The significance of capturing and modeling common-sense physical reasoning in AI lies in its emulation of human cognitive capabilities, particularly the ability to predict and understand the dynamics of physical interactions in the environment. Human cognition heavily relies on the intuitive understanding of objects and their behaviors, an insight supported by converging evidence from cognitive science and developmental psychology. The paper offers a machine learning method that similarly integrates object perception and interaction modeling, aiming to bridge a gap towards more human-like understanding in artificial systems.
Methodology
R-NEM enhances the N-EM framework by incorporating an interaction mechanism to model interactions between objects. This relational mechanism allows the system to factorize interactions among object-pairs, significantly improving the efficiency and generalization capabilities of the model. The relational approach contrasts with other unsupervised neural methods that lack compositionality at the level of object representations, preventing these models from effectively learning and generalizing interactions.

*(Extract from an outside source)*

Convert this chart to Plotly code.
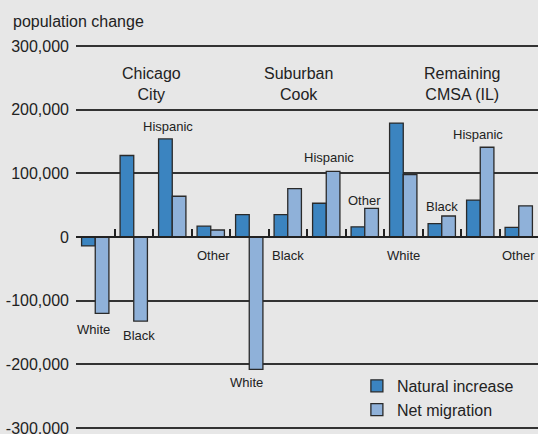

The core innovation lies in the formulation of the interaction function within R-NEM, which iteratively refines object representations through a recurrent neural network (RNN) model. The interaction function, denoted as ΥR-NEM, acts as a message-passing neural network, processing pairwise effects between object representations. This function is critical for accommodating the varying number of objects in different scenes, thus facilitating extrapolation beyond the specific configuration present in the training data.
Experimental Evaluation
The experiments conducted assess the effectiveness of R-NEM in three distinct physical reasoning tasks: bouncing balls with variable mass, an occluded curtain within a bouncing ball scenario, and Space Invaders from the Arcade Learning Environment. These tasks vary in their dynamical and visual complexity. The results highlight that R-NEM consistently outperforms other methods lacking structured priors reflecting real-world dynamics, such as LSTM and RNN in terms of Binomial Cross-Entropy (BCE) and relational BCE losses.

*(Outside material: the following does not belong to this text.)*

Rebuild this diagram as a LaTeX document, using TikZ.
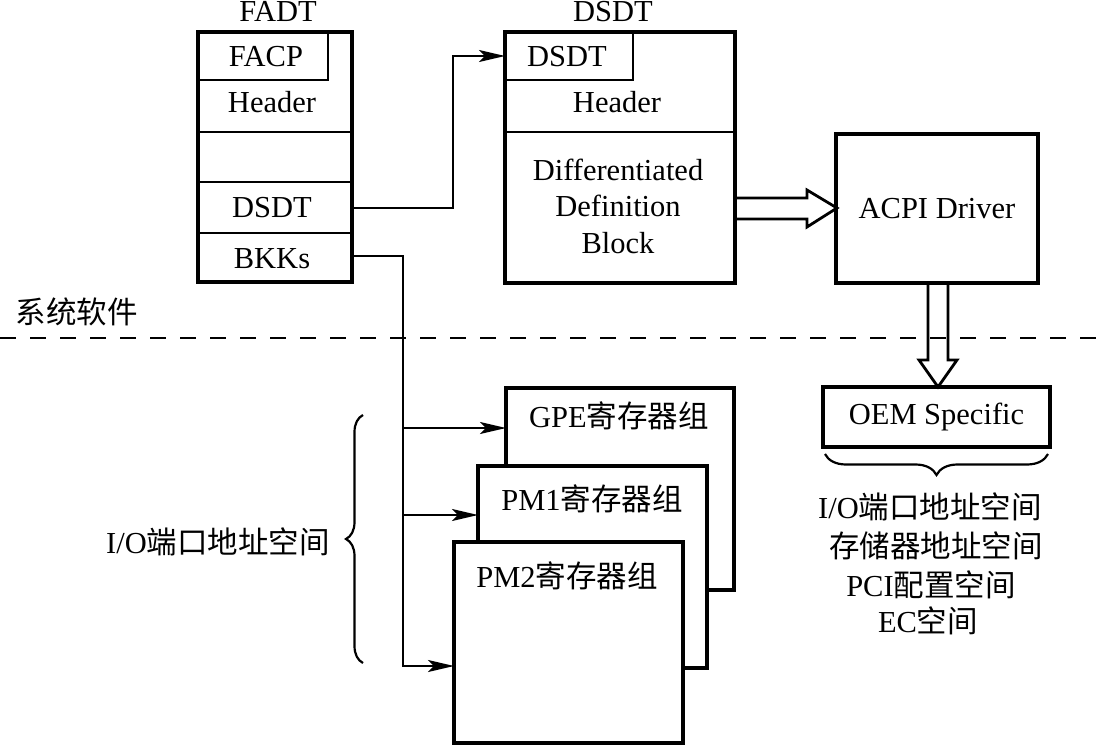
\documentclass[tikz,border=0pt]{standalone}
\usepackage{fontspec}
\setmainfont{Liberation Serif}
\newfontfamily\cjk{Noto Sans CJK SC}
\usetikzlibrary{arrows.meta,decorations.pathreplacing}
\begin{document}
\begin{tikzpicture}[x=1pt,y=-1pt,
  every node/.style={font=\fontsize{30.5}{36.5}\selectfont, inner sep=0pt, outer sep=0pt},
  box/.style={draw, line width=3.2pt, anchor=north west, fill=white},
  inbox/.style={draw, line width=2.4pt, anchor=north west},
  divider/.style={line width=2.4pt},
  wire/.style={line width=2.2pt},
  conn/.style={line width=2.2pt, -{Stealth[length=26pt,width=12pt,inset=6pt]}},
  hollow/.style={line width=2.8pt, line join=miter},
  bracestyle/.style={line width=2.2pt, decorate},
  lbl/.style={anchor=base}]
\useasboundingbox (0,0) rectangle (1100,746);

% ---- FADT table
\node[inbox, minimum width=130pt, minimum height=48pt] (facp) at (198,32) {};
\node[box, fill=none, minimum width=154pt, minimum height=250pt] (fadt) at (198,32) {};
\draw[divider] (198,132) -- (352,132);
\draw[divider] (198,182) -- (352,182);
\draw[divider] (198,233) -- (352,233);
\node[lbl] (fadtlbl) at (278,22) {FADT};
\node[lbl] (facptxt) at (266,67) {FACP};
\node[lbl] (fhdr) at (272,113) {Header};
\node[lbl] (fdsdt) at (272,218) {DSDT};
\node[lbl] (fbkk) at (272,268) {BKKs};

% ---- DSDT table
\node[inbox, minimum width=128pt, minimum height=48pt] (dsdtin) at (505,32) {};
\node[box, fill=none, minimum width=230pt, minimum height=251pt] (dsdt) at (505,32) {};
\draw[divider] (505,132) -- (735,132);
\node[lbl] (dsdtlbl) at (613,22) {DSDT};
\node[lbl] (dsdtintxt) at (567,67) {DSDT};
\node[lbl] (dhdr) at (617,113) {Header};
\node[align=center] (ddb) at (618,206.3) {Differentiated\\Definition\\Block};

% ---- ACPI driver and OEM
\node[box, minimum width=202pt, minimum height=149pt] (acpi) at (836,134) {};
\node (acpitxt) at (acpi.center) {ACPI Driver};
\node[box, minimum width=227pt, minimum height=60pt] (oem) at (823,387) {};
\node (oemtxt) at (oem.center) {OEM Specific};

% ---- hollow arrows
\draw[hollow] (735,198) -- (807,198) -- (807,190) -- (837,208) -- (807,227) -- (807,219) -- (735,219);

% ---- dashed separator
\draw[line width=2.4pt, dash pattern=on 16pt off 14pt] (0,338) -- (1100,338);
\node[lbl] (syssw) at (77,323) {\cjk 系统软件};

\draw[hollow] (928,282) -- (928,360) -- (919,360) -- (938,387) -- (957,360) -- (948,360) -- (948,282);

% ---- register groups
\node[box, minimum width=228pt, minimum height=202pt] (gpe) at (506,388) {};
\node[lbl] (gpetxt) at (619,427) {GPE{\cjk 寄存器组}};
\node[box, minimum width=229pt, minimum height=202pt] (pm1) at (478,466) {};
\node[lbl] (pm1txt) at (592,510) {PM1{\cjk 寄存器组}};
\node[box, minimum width=229pt, minimum height=201pt] (pm2) at (454,542) {};
\node[lbl] (pm2txt) at (567,587) {PM2{\cjk 寄存器组}};

% ---- connectors
\coordinate (bendD) at (453,208);
\draw[conn] (fadt.east |- bendD) -- (bendD) |- (dsdtin.west);
\coordinate (busTop) at (403,256);
\coordinate (busBot) at (403,666);
\draw[conn] (fadt.east |- busTop) -- (busTop) -- (busBot) -- (busBot -| pm2.west);
\coordinate (tapG) at (403,428);
\draw[conn] (tapG) -- (tapG -| gpe.west);
\coordinate (tapP) at (403,515);
\draw[conn] (tapP) -- (tapP -| pm1.west);

% ---- braces and address-space labels
\draw[bracestyle, decoration={brace, amplitude=17pt}] (363,663) -- (363,415);
\node[lbl] (ioleft) at (218,553) {I/O{\cjk 端口地址空间}};
\draw[bracestyle, decoration={brace, amplitude=21pt}] (1048,454) -- (825,454);
\node[lbl] (ms1) at (930,518) {I/O{\cjk 端口地址空间}};
\node[lbl] (ms2) at (936,557) {\cjk 存储器地址空间};
\node[lbl] (ms3) at (931,596) {PCI{\cjk 配置空间}};
\node[lbl] (ms4) at (928,632) {EC{\cjk 空间}};
\end{tikzpicture}
\end{document}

A notable strength of R-NEM is demonstrated in its ability to generalize learned physical interactions to environments with varying numbers of objects. This extrapolation is particularly evident when tested on sequences containing a greater number of objects than seen during training. R-NEM's simulation capabilities are further exhibited through the recursive application of its dynamics equations for each object's learned state over time, showcasing accurate predictions even when objects are occluded.
Implications and Future Directions
The research implicates that integrating inductive biases about the existence of objects and interactions is crucial for achieving efficient and human-like generalization in AI systems dealing with physical environments. The compositional nature of R-NEM's object representations aligns with cognitive theories suggesting innate biases towards object-focused cognition in humans.
Future work may explore incorporating task-specific top-down feedback to facilitate dynamic groupings of objects within R-NEM, potentially enhancing its application in reinforcement learning. This approach could enable an agent to learn modular policies that generalize across novel configurations of known objects. Beyond these theoretical implications, practical applications may extend to robotics and interactive AI systems where understanding and anticipating physical interactions are paramount.
Overall, the R-NEM model provides a step towards an unsupervised basis for acquiring common-sense physical reasoning capabilities, fostering further advancements in AI's ability to model and predict complex physical realities.